SUPPLIED INFORMATION
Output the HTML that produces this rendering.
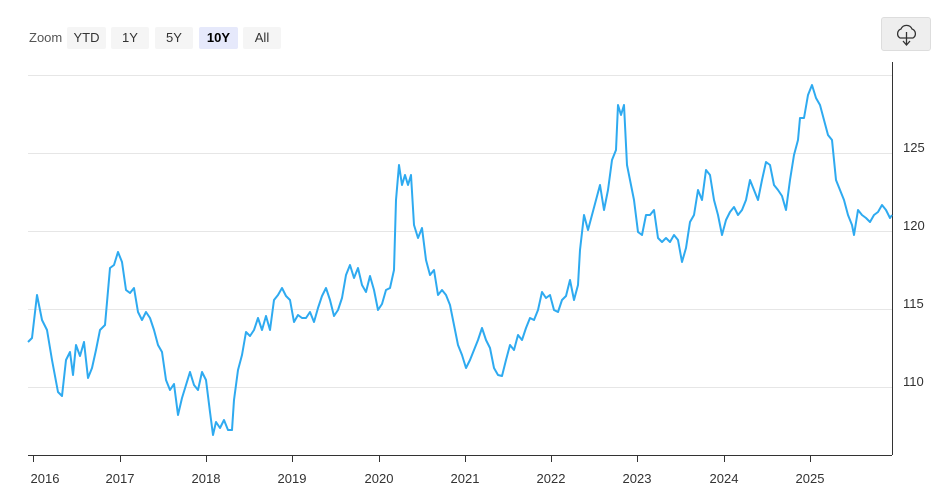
<!DOCTYPE html>
<html><head><style>
body{margin:0;background:#fff;font-family:"Liberation Sans",sans-serif;}
.b{position:absolute;top:27px;height:22px;line-height:22px;font-size:13px;color:#333;background:#f5f5f5;text-align:center;border-radius:2px}
</style></head><body>
<div style="position:relative;width:952px;height:504px;overflow:hidden">
<div style="position:absolute;left:29px;top:27px;line-height:22px;font-size:13px;color:#555">Zoom</div>
<div class="b" style="left:67px;width:39px">YTD</div>
<div class="b" style="left:111px;width:38px">1Y</div>
<div class="b" style="left:155px;width:38px">5Y</div>
<div class="b" style="left:199px;width:39px;background:#e6e9fb;font-weight:bold;color:#000">10Y</div>
<div class="b" style="left:243px;width:38px">All</div>
<div style="position:absolute;left:881px;top:17px;width:50px;height:34px;background:#eee;border:1px solid #ddd;border-radius:3px;box-sizing:border-box"></div>
<svg width="952" height="504" style="position:absolute;left:0;top:0">
<g fill="none" stroke="#333" stroke-width="1.3"><path d="M900 38 a5 5 0 0 1 1-9 a6 6 0 0 1 11 0 a5 5 0 0 1 1 9 z"/><path d="M906.5 32 v13 M903 41 l3.5 4 l3.5-4"/></g>
<g stroke="#e6e6e6"><line x1="28" x2="892" y1="75.5" y2="75.5"/><line x1="28" x2="892" y1="153.5" y2="153.5"/><line x1="28" x2="892" y1="231.5" y2="231.5"/><line x1="28" x2="892" y1="309.5" y2="309.5"/><line x1="28" x2="892" y1="387.5" y2="387.5"/></g>
<line x1="892.5" y1="62" x2="892.5" y2="455" stroke="#333"/>
<line x1="28" y1="455.5" x2="892" y2="455.5" stroke="#333"/>
<g stroke="#333"><line x1="33.5" x2="33.5" y1="455" y2="462"/><line x1="120.5" x2="120.5" y1="455" y2="462"/><line x1="206.5" x2="206.5" y1="455" y2="462"/><line x1="292.5" x2="292.5" y1="455" y2="462"/><line x1="379.5" x2="379.5" y1="455" y2="462"/><line x1="465.5" x2="465.5" y1="455" y2="462"/><line x1="551.5" x2="551.5" y1="455" y2="462"/><line x1="637.5" x2="637.5" y1="455" y2="462"/><line x1="724.5" x2="724.5" y1="455" y2="462"/><line x1="810.5" x2="810.5" y1="455" y2="462"/></g>
<g font-size="13" fill="#333" font-family="Liberation Sans,sans-serif">
<text x="903" y="152">125</text><text x="903" y="230">120</text><text x="903" y="308">115</text><text x="903" y="386">110</text>
<g text-anchor="middle"><text x="45" y="483">2016</text><text x="120" y="483">2017</text><text x="206" y="483">2018</text><text x="292" y="483">2019</text><text x="379" y="483">2020</text><text x="465" y="483">2021</text><text x="551" y="483">2022</text><text x="637" y="483">2023</text><text x="724" y="483">2024</text><text x="810" y="483">2025</text></g>
</g>
<polyline fill="none" stroke="#2eaaf0" stroke-width="2" stroke-linejoin="round" points="28,342 32,338 37,295 42,320 47,330 52,360 58,392 62,396 66,360 70,352 73,375 76,345 80,356 84,342 88,378 92,368 96,350 100,330 105,325 110,268 114,265 118,252 122,262 126,290 130,293 134,288 138,312 142,320 146,312 150,318 154,330 158,345 162,352 166,380 170,390 174,384 178,415 182,398 186,385 190,372 194,385 198,390 202,372 206,380 210,412 213,435 216,422 220,428 224,420 228,430 232,430 234,400 238,370 242,355 246,332 250,336 254,330 258,318 262,330 266,316 270,330 274,300 278,295 282,288 286,296 290,300 294,322 298,315 302,318 306,318 310,312 314,322 318,308 322,296 326,288 330,300 334,316 338,310 342,298 346,275 350,265 354,278 358,268 362,285 366,292 370,276 374,290 378,310 382,304 386,290 390,288 394,270 396,200 399,165 402,185 405,175 408,185 411,175 414,225 418,238 422,228 426,260 430,275 434,270 438,295 442,290 446,295 450,305 454,325 458,345 462,355 466,368 470,360 474,350 478,340 482,328 486,340 490,348 494,368 498,375 502,376 506,360 510,345 514,350 518,335 522,340 526,328 530,318 534,320 538,310 542,292 546,298 550,295 554,310 558,312 562,300 566,296 570,280 574,300 578,285 580,250 584,215 588,230 592,215 596,200 600,185 604,210 608,190 612,160 616,150 618,105 621,115 624,105 627,165 630,180 634,200 638,232 642,235 646,215 650,215 654,210 658,238 662,242 666,238 670,242 674,235 678,240 682,262 686,248 690,222 694,215 698,190 702,200 706,170 710,175 714,200 718,215 722,235 726,220 730,212 734,207 738,215 742,210 746,200 750,180 754,190 758,200 762,180 766,162 770,165 774,185 778,190 782,196 786,210 790,180 794,155 798,140 800,118 804,118 808,95 812,85 816,98 820,105 824,120 828,135 832,140 836,180 840,190 844,200 848,215 852,225 854,235 858,210 862,215 866,218 870,222 874,215 878,212 882,205 886,210 890,218 892,215"/>
</svg>
</div>
</body></html>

SHORT EXERCISE
Transcribe the full listing character for character. Pictures are excluded.

RESPONSE BELOW
Output the HTML that produces this rendering.
<!DOCTYPE html>
<html><head><style>
body{margin:0;background:#fff;font-family:"Liberation Sans",sans-serif;}
.b{position:absolute;top:27px;height:22px;line-height:22px;font-size:13px;color:#333;background:#f5f5f5;text-align:center;border-radius:2px}
</style></head><body>
<div style="position:relative;width:952px;height:504px;overflow:hidden">
<div style="position:absolute;left:29px;top:27px;line-height:22px;font-size:13px;color:#555">Zoom</div>
<div class="b" style="left:67px;width:39px">YTD</div>
<div class="b" style="left:111px;width:38px">1Y</div>
<div class="b" style="left:155px;width:38px">5Y</div>
<div class="b" style="left:199px;width:39px;background:#e6e9fb;font-weight:bold;color:#000">10Y</div>
<div class="b" style="left:243px;width:38px">All</div>
<div style="position:absolute;left:881px;top:17px;width:50px;height:34px;background:#eee;border:1px solid #ddd;border-radius:3px;box-sizing:border-box"></div>
<svg width="952" height="504" style="position:absolute;left:0;top:0">
<g fill="none" stroke="#333" stroke-width="1.3"><path d="M900 38 a5 5 0 0 1 1-9 a6 6 0 0 1 11 0 a5 5 0 0 1 1 9 z"/><path d="M906.5 32 v13 M903 41 l3.5 4 l3.5-4"/></g>
<g stroke="#e6e6e6"><line x1="28" x2="892" y1="75.5" y2="75.5"/><line x1="28" x2="892" y1="153.5" y2="153.5"/><line x1="28" x2="892" y1="231.5" y2="231.5"/><line x1="28" x2="892" y1="309.5" y2="309.5"/><line x1="28" x2="892" y1="387.5" y2="387.5"/></g>
<line x1="892.5" y1="62" x2="892.5" y2="455" stroke="#333"/>
<line x1="28" y1="455.5" x2="892" y2="455.5" stroke="#333"/>
<g stroke="#333"><line x1="33.5" x2="33.5" y1="455" y2="462"/><line x1="120.5" x2="120.5" y1="455" y2="462"/><line x1="206.5" x2="206.5" y1="455" y2="462"/><line x1="292.5" x2="292.5" y1="455" y2="462"/><line x1="379.5" x2="379.5" y1="455" y2="462"/><line x1="465.5" x2="465.5" y1="455" y2="462"/><line x1="551.5" x2="551.5" y1="455" y2="462"/><line x1="637.5" x2="637.5" y1="455" y2="462"/><line x1="724.5" x2="724.5" y1="455" y2="462"/><line x1="810.5" x2="810.5" y1="455" y2="462"/></g>
<g font-size="13" fill="#333" font-family="Liberation Sans,sans-serif">
<text x="903" y="152">125</text><text x="903" y="230">120</text><text x="903" y="308">115</text><text x="903" y="386">110</text>
<g text-anchor="middle"><text x="45" y="483">2016</text><text x="120" y="483">2017</text><text x="206" y="483">2018</text><text x="292" y="483">2019</text><text x="379" y="483">2020</text><text x="465" y="483">2021</text><text x="551" y="483">2022</text><text x="637" y="483">2023</text><text x="724" y="483">2024</text><text x="810" y="483">2025</text></g>
</g>
<polyline fill="none" stroke="#2eaaf0" stroke-width="2" stroke-linejoin="round" points="28,342 32,338 37,295 42,320 47,330 52,360 58,392 62,396 66,360 70,352 73,375 76,345 80,356 84,342 88,378 92,368 96,350 100,330 105,325 110,268 114,265 118,252 122,262 126,290 130,293 134,288 138,312 142,320 146,312 150,318 154,330 158,345 162,352 166,380 170,390 174,384 178,415 182,398 186,385 190,372 194,385 198,390 202,372 206,380 210,412 213,435 216,422 220,428 224,420 228,430 232,430 234,400 238,370 242,355 246,332 250,336 254,330 258,318 262,330 266,316 270,330 274,300 278,295 282,288 286,296 290,300 294,322 298,315 302,318 306,318 310,312 314,322 318,308 322,296 326,288 330,300 334,316 338,310 342,298 346,275 350,265 354,278 358,268 362,285 366,292 370,276 374,290 378,310 382,304 386,290 390,288 394,270 396,200 399,165 402,185 405,175 408,185 411,175 414,225 418,238 422,228 426,260 430,275 434,270 438,295 442,290 446,295 450,305 454,325 458,345 462,355 466,368 470,360 474,350 478,340 482,328 486,340 490,348 494,368 498,375 502,376 506,360 510,345 514,350 518,335 522,340 526,328 530,318 534,320 538,310 542,292 546,298 550,295 554,310 558,312 562,300 566,296 570,280 574,300 578,285 580,250 584,215 588,230 592,215 596,200 600,185 604,210 608,190 612,160 616,150 618,105 621,115 624,105 627,165 630,180 634,200 638,232 642,235 646,215 650,215 654,210 658,238 662,242 666,238 670,242 674,235 678,240 682,262 686,248 690,222 694,215 698,190 702,200 706,170 710,175 714,200 718,215 722,235 726,220 730,212 734,207 738,215 742,210 746,200 750,180 754,190 758,200 762,180 766,162 770,165 774,185 778,190 782,196 786,210 790,180 794,155 798,140 800,118 804,118 808,95 812,85 816,98 820,105 824,120 828,135 832,140 836,180 840,190 844,200 848,215 852,225 854,235 858,210 862,215 866,218 870,222 874,215 878,212 882,205 886,210 890,218 892,215"/>
</svg>
</div>
</body></html>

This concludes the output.